Frequency – Every 2 -4 weeks.
Body Photographs – While not numerical measurement, body photos can be great for measuring progress for those who are more visual. While others might notice the change in how you look, you see yourself everyday and might not really see a difference. Taking body photos can surely be a humbling experience, but in the long run they are worth doing.
How to start – Find a clean wall for the background. For males – just a pair of gym shorts will do. For females – a swimsuit or small shorts and sports bra is fine. Consistency is key here as well so make sure you record the camera settings so you can duplicate the same scene. Take 4 photos – Front, back, and each side.
Frequency – Once a month.
Blood Pressure – As basic as it seems, studies keep showing that high blood pressure is one of the top gun causes of cardiometabolic disease. While we list blood pressure under the Internal category, it is not an invasive test. Measuring blood pressure also happens to be easy to do, cheap, and extremely accessible.

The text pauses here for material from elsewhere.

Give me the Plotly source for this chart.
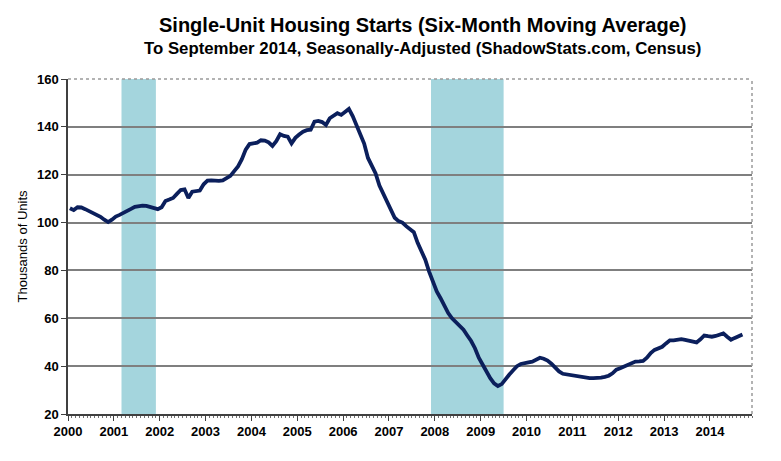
import plotly.graph_objects as go

# Monthly six-month moving average of single-unit housing starts (thousands), Jan 2000 - Sep 2014
start_year = 2000
values = [
    # 2000
    106.0, 105.2, 106.4, 106.3, 105.6, 104.8, 103.9, 103.3, 102.4, 101.2, 100.2, 101.2,
    # 2001
    102.5, 103.2, 103.9, 104.8, 105.7, 106.6, 106.9, 107.1, 107.0, 106.4, 105.9, 105.6,
    # 2002
    106.4, 109.0, 109.6, 110.3, 112.0, 113.6, 113.9, 110.3, 112.9, 113.1, 113.4, 116.0,
    # 2003
    117.5, 117.6, 117.4, 117.4, 117.6, 118.5, 119.5, 121.5, 123.5, 126.5, 130.5, 132.8,
    # 2004
    133.2, 133.4, 134.4, 134.3, 133.5, 132.0, 134.0, 136.9, 136.2, 135.9, 133.1, 135.4,
    # 2005
    136.8, 138.0, 138.6, 138.8, 142.2, 142.5, 142.0, 140.8, 143.6, 144.8, 145.7, 145.0,
    # 2006
    146.2, 147.5, 144.5, 140.8, 136.5, 133.0, 127.0, 123.5, 120.5, 115.5, 112.0, 108.5,
    # 2007
    105.5, 102.0, 100.6, 100.0, 98.5, 97.0, 96.0, 91.5, 88.0, 84.5, 79.5, 75.0,
    # 2008
    71.2, 68.4, 65.0, 62.2, 60.0, 58.5, 56.8, 55.2, 52.8, 50.5, 47.5, 43.5,
    # 2009
    40.7, 37.5, 35.0, 32.8, 31.7, 32.5, 34.8, 36.5, 38.3, 40.0, 40.9, 41.4,
    # 2010
    41.6, 41.9, 42.6, 43.5, 43.1, 42.3, 41.0, 39.1, 37.8, 36.8, 36.5, 36.3,
    # 2011
    36.1, 35.8, 35.4, 35.1, 35.0, 35.0, 35.0, 35.2, 35.5, 36.0, 37.0, 38.5,
    # 2012
    39.1, 39.8, 40.5, 41.2, 41.9, 42.0, 42.2, 43.5, 45.5, 46.8, 47.5, 48.1,
    # 2013
    49.5, 50.8, 50.8, 51.0, 51.3, 51.0, 50.7, 50.3, 49.9, 51.2, 52.8, 52.5,
    # 2014
    52.3, 52.6, 53.3, 53.7, 52.3, 51.0, 51.8, 52.6, 53.2,
]

# Recessions (start month, end month exclusive) in decimal years
recession_starts = [2001 + 2 / 12, 2007 + 11 / 12]
recession_ends = [2001 + 11 / 12, 2009 + 6 / 12]

year_ticks = list(range(2000, 2015))
y_ticks = [20, 40, 60, 80, 100, 120, 140, 160]

title_main = "Single-Unit Housing Starts (Six-Month Moving Average)"
title_sub = "To September 2014, Seasonally-Adjusted (ShadowStats.com, Census)"

# month midpoints (category-style axis)
x = [start_year + (i + 0.5) / 12 for i in range(len(values))]
x_end = 2000 + 179 / 12

fig = go.Figure()

fig.add_trace(go.Scatter(
    x=x, y=values, mode="lines",
    line=dict(color="#0B1F5C", width=3.8),
    hoverinfo="skip", showlegend=False,
))

shapes = []
for s, e in zip(recession_starts, recession_ends):
    shapes.append(dict(type="rect", xref="x", yref="y", x0=s, x1=e, y0=20, y1=160,
                       fillcolor="#A4D5DD", line=dict(width=0), layer="below"))
# top and right borders (dotted gray)
shapes.append(dict(type="line", xref="paper", yref="paper", x0=0, x1=1, y0=1, y1=1,
                   line=dict(color="#9A9A9A", width=1.5, dash="dot")))
shapes.append(dict(type="line", xref="paper", yref="paper", x0=1, x1=1, y0=0, y1=1,
                   line=dict(color="#9A9A9A", width=1.5, dash="dot")))

title_font = "Liberation Sans, Arial"
annotations = [
    dict(text="<b>" + title_main + "</b>", xref="paper", yref="paper",
         x=0.518, y=1, yshift=54, xanchor="center", yanchor="middle", showarrow=False,
         font=dict(family=title_font, size=20, color="black")),
    dict(text="<b>" + title_sub + "</b>", xref="paper", yref="paper",
         x=0.518, y=1, yshift=31, xanchor="center", yanchor="middle", showarrow=False,
         font=dict(family=title_font, size=16.8, color="black")),
]

fig.update_layout(
    width=781, height=461,
    margin=dict(l=68, r=29, t=79, b=47, autoexpand=False),
    paper_bgcolor="white", plot_bgcolor="white",
    shapes=shapes, annotations=annotations,
    font=dict(family="Liberation Sans, Arial", color="black"),
)

fig.update_xaxes(
    range=[2000, x_end], automargin=False,
    tickmode="array", tickvals=year_ticks, ticktext=[str(v) for v in year_ticks],
    tickfont=dict(size=13, family="Liberation Sans, Arial", color="black", weight="bold"),
    showgrid=False, zeroline=False,
    showline=True, linecolor="#404040", linewidth=1.5,
    ticks="outside", ticklen=5, tickcolor="#404040", tickwidth=1,
    minor=dict(dtick=1 / 12, tick0=2000, ticks="outside", ticklen=2, tickcolor="#707070", tickwidth=1),
)
fig.update_yaxes(
    range=[20, 160], automargin=False,
    tickmode="array", tickvals=y_ticks,
    tickfont=dict(size=13, family="Liberation Sans, Arial", color="black", weight="bold"),
    showgrid=True, gridcolor="#7F7F7F", gridwidth=1.5,
    zeroline=False,
    showline=True, linecolor="#404040", linewidth=1.5,
    ticks="outside", ticklen=5, tickcolor="#404040",
    title=dict(text="Thousands of Units", font=dict(size=13, family="Liberation Sans, Arial", color="black"), standoff=6),
)

fig.write_html("out.html", config={"displayModeBar": False},
               post_script="document.body.style.margin='0px';document.body.style.padding='0px';")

How to start – The doctor’s office is an obvious choice, but you can also check at the small stations in the pharmacy (be aware that the standard cuff size on the machine might not be right for your arm and may cause inaccuracies). You can also buy your own monitor, but be sure to bring it in to your doctor to check the accuracy.
Frequency – Once a year.
Blood Tests – Sometimes the outside doesn’t match the inside or vice versa – meaning – Your physical appearance can look healthy, but you can still have unhealthy internal chemistry (e.g. an extremely lean bodybuilder with a poor cardiovascular blood profile – high cholesterol etc.) or on the flip side have great internal blood chemistry and have a poor physique. We try to emphasize that it’s the inside that counts most and that by following our recommendations you will be rewarded with both healthy insides and a much improved outside. Just like the physical measurements it is a good idea to track the changes in your blood chemistry as well to see if other changes can be made. With that being said we have a few tests that we believe are essential for everyone and some that should only be done if you are having specific symptoms.
Habit Tracking – Tracking your daily habits can be especially useful in regards to sticking to or changing your current lifestyle program. For example, if your goal is to follow one or all of the dietary Lean Habits, you could track each day/meal you met the goal. This way you can compare your physical/internal measurements and decide whether you need to be more compliant with your program (follow the habits better) or add/change more habits. This is also a good way to keep you honest since it might seem like you are following the program when in reality you are not (e.g. a patient that says they have been eating a lot of vegetables when in reality it was just a few pieces of broccoli at dinner).
How to Start -Pick a habit and make a check list for everyday. Put a check mark each time you follow the habit. At the end of the month you can divide the number of days you followed the habit over the number of days in the month. For example if your goal were exercising at least 30 minutes everyday and you did it 26 days in the month of June – then your score would be 26/30 = about 87%. Good for a B+! We like to shoot for the A range (90 – 100%) for the program results to be optimized. You can also make the goal for meals as well. You would just need to pick a habit for each meal and then record how many meals you followed it. For example if you eat 5 meals a day that would be 150 meals per month. A 90% would be 135 meals that you followed your meal habit.